I noticed that a few seats away from me a boy was eating his sushi. I knew that sushi paper was made out of spinach. Why didn’t they go ask him instead? Life was unfair.

Even Giulietta, my best friend, was inching away from me.

From then on, some of the kids in my class treated me like an outcast, like I wasn’t supposed to be there. I could still hear some of the whispers that had surrounded me during that one lunchtime and they just wouldn’t go away. Insecurities of sorts started consuming me, and I became more self-conscious of what I looked like to others. In this process, the second-grade me had killed myself without even recognising it.

I started comparing myself to other, well-accepted children in the grade. There was Juliet, who had a large circle of friends. I tried to emulate her to a certain extent. Juliet brought ham and cheese sandwiches to lunch instead of seaweed soup. Juliet did not raise her hand in class, whereas I would spring my hand up like little Hermione at every question like a know-it-all. Juliet had a small, pointy nose. My nose was a fat boulder resting in the middle of my face. Although I couldn’t change my nose, I decided that I would stop raising my hand and start bringing ham and cheese sandwiches to every lunch.

I became increasingly silent in my class, staring at everyone and comparing them to myself.

Luckily, I got to move after a year at that school and ever since the “seaweed incident” happened, I’ve matured. I don’t care about what others think about my excessive hand raising in class, nor am I unhappy with my nose or what I bring to lunch. But it took a lot of work and motivation, as well as a change of environment to get into this mental headspace of thought. Others who have suffered more extreme cases of bullying might not have been as lucky.

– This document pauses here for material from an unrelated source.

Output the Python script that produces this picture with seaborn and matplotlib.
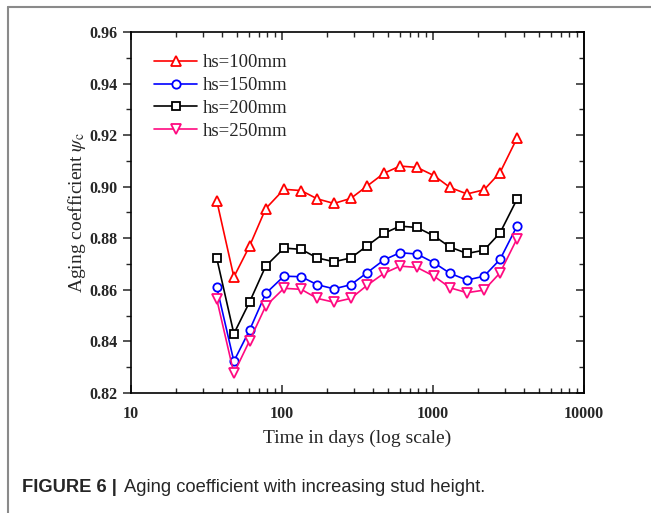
import numpy as np
import pandas as pd
import matplotlib
matplotlib.use("Agg")
import matplotlib.pyplot as plt
import seaborn as sns
from matplotlib.ticker import LogLocator, MultipleLocator, FixedLocator, NullFormatter

days = [37, 48, 61, 78, 103, 134, 171, 221, 286, 365, 473, 604, 783, 1016, 1297, 1679, 2178, 2780, 3597]
hs100 = [0.8945, 0.8650, 0.8770, 0.8915, 0.8990, 0.8985, 0.8953, 0.8935, 0.8955, 0.9002,
         0.9052, 0.9080, 0.9075, 0.9043, 0.8997, 0.8972, 0.8988, 0.9055, 0.9188]
hs150 = [0.8610, 0.8323, 0.8444, 0.8586, 0.8653, 0.8651, 0.8620, 0.8604, 0.8620, 0.8666,
         0.8716, 0.8744, 0.8739, 0.8705, 0.8664, 0.8638, 0.8653, 0.8718, 0.8847]
hs200 = [0.8722, 0.8430, 0.8553, 0.8692, 0.8762, 0.8757, 0.8724, 0.8709, 0.8724, 0.8770,
         0.8819, 0.8847, 0.8842, 0.8809, 0.8766, 0.8741, 0.8754, 0.8821, 0.8951]
hs250 = [0.8563, 0.8276, 0.8403, 0.8537, 0.8606, 0.8602, 0.8567, 0.8552, 0.8567, 0.8617,
         0.8664, 0.8692, 0.8687, 0.8653, 0.8608, 0.8589, 0.8599, 0.8666, 0.8798]
labels = ["hs=100mm", "hs=150mm", "hs=200mm", "hs=250mm"]
x_ticks = [10, 100, 1000, 10000]
x_ticklabels = ["10", "100", "1000", "10000"]
y_ticks = [0.82, 0.84, 0.86, 0.88, 0.90, 0.92, 0.94, 0.96]

sns.set_style("ticks")
plt.rcParams["font.family"] = ["Liberation Serif", "DejaVu Serif"]
plt.rcParams["mathtext.fontset"] = "stix"

fig = plt.figure(figsize=(6.51, 5.13), dpi=100)
ax = fig.add_axes([131/651, 1-393/513, (584-131)/651, (393-32)/513])

series = [hs100, hs150, hs200, hs250]
colors = ["#FF0000", "#0000FF", "#000000", "#FF0A80"]
markers = ["^", "o", "s", "v"]
msizes = [6.5, 6.0, 5.5, 6.5]
for vals, lab, c, m, ms in zip(series, labels, colors, markers, msizes):
    df = pd.DataFrame({"days": days, "psi": vals})
    sns.lineplot(data=df, x="days", y="psi", ax=ax, color=c, marker=m, label=lab,
                 markerfacecolor="white", markeredgecolor=c, markeredgewidth=1.3,
                 markersize=ms, linewidth=1.2)

ax.set_xscale("log")
ax.set_xlim(10, 10000)
ax.set_ylim(0.82, 0.96)
ax.xaxis.set_major_locator(FixedLocator(x_ticks))
ax.set_xticklabels(x_ticklabels)
ax.xaxis.set_minor_locator(LogLocator(base=10, subs=np.arange(2, 10)))
ax.xaxis.set_minor_formatter(NullFormatter())
ax.yaxis.set_major_locator(FixedLocator(y_ticks))
ax.set_yticklabels([f"{v:.2f}" for v in y_ticks])
ax.yaxis.set_minor_locator(MultipleLocator(0.01))

for s in ax.spines.values():
    s.set_linewidth(1.2)
    s.set_color("black")
    s.set_visible(True)

ax.tick_params(axis="x", which="both", direction="in", top=True, bottom=True)
ax.tick_params(axis="x", which="major", length=6, width=1.1)
ax.tick_params(axis="x", which="minor", length=3.5, width=1.0)
ax.tick_params(axis="y", which="both", direction="out", left=True, right=False)
ax.tick_params(axis="y", which="major", length=6, width=1.1)
ax.tick_params(axis="y", which="minor", length=3.5, width=1.0)
for t in ax.get_xticklabels() + ax.get_yticklabels():
    t.set_fontweight("bold")
    t.set_fontsize(11.5)
ax.tick_params(axis="x", pad=9)

# right-side inward ticks
sec = ax.secondary_yaxis("right")
sec.yaxis.set_major_locator(FixedLocator(y_ticks))
sec.yaxis.set_minor_locator(MultipleLocator(0.01))
sec.tick_params(which="both", direction="in", labelright=False)
sec.tick_params(which="major", length=6, width=1.1)
sec.tick_params(which="minor", length=3.5, width=1.0)
sec.spines["right"].set_linewidth(1.2)

ax.set_xlabel("Time in days (log scale)", fontsize=14, labelpad=6)
ax.set_ylabel(r"Aging coefficient $\psi_{\rm c}$", fontsize=14, labelpad=1)

leg = ax.legend(loc="upper left", frameon=False, fontsize=13.5, handlelength=2.3,
                handletextpad=0.3, labelspacing=0.3, borderaxespad=0.6,
                bbox_to_anchor=(0.01, 0.99))

# figure border lines and caption
fig.add_artist(plt.Line2D([8/651, 8/651], [0, 1-7/513], color="#8a8a8a", lw=1.5, transform=fig.transFigure))
fig.add_artist(plt.Line2D([8/651, 1], [1-7/513, 1-7/513], color="#8a8a8a", lw=1.5, transform=fig.transFigure))

fig.text(22/651, 1-487/513, "FIGURE 6 |", fontsize=13.2, fontweight="bold",
         family=["Liberation Sans", "DejaVu Sans"], va="center", ha="left")
fig.text(124/651, 1-487/513, "Aging coefficient with increasing stud height.", fontsize=13.2,
         family=["Liberation Sans", "DejaVu Sans"], va="center", ha="left")

fig.savefig("out.png", dpi=100)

In fact, I’ve been a part of bullying. After I moved from the school where I was teased for my food, I joined a group of innocent-looking third graders. I fit in well, but there was one girl – I think her name was Mia – who had a birthmark on her left arm. The other third graders avoided her indirectly and didn’t talk or work on group projects with her, and I was one of them. Whenever the teacher asked the students to pair up, Mia would always end up being the odd one out and would have to pair with the teacher.

Looking back on it now, I feel extremely guilty about not attempting to start a conversation with Mia. Hopefully she’s in a better place now.

I’m sharing my story as a message to you guys reading this. Never, ever ignore or bully someone because of their culture, sexual orientation, birthmark, accent, skin colour, or otherwise. These are the very things that make us all unique and interesting, and to bully someone because of those traits is to take away their individuality and soul.

As for bystanders of bullying, you’re taking part in the act as well. Don’t look the other way when someone’s getting harassed – be it verbally or physically. Of course, you don’t have to jump in and stop the fight (as that would be dangerous). At least report it to a trustworthy adult or teacher. You aren’t being a snitch by doing so ; in fact, you’re doing the exact opposite.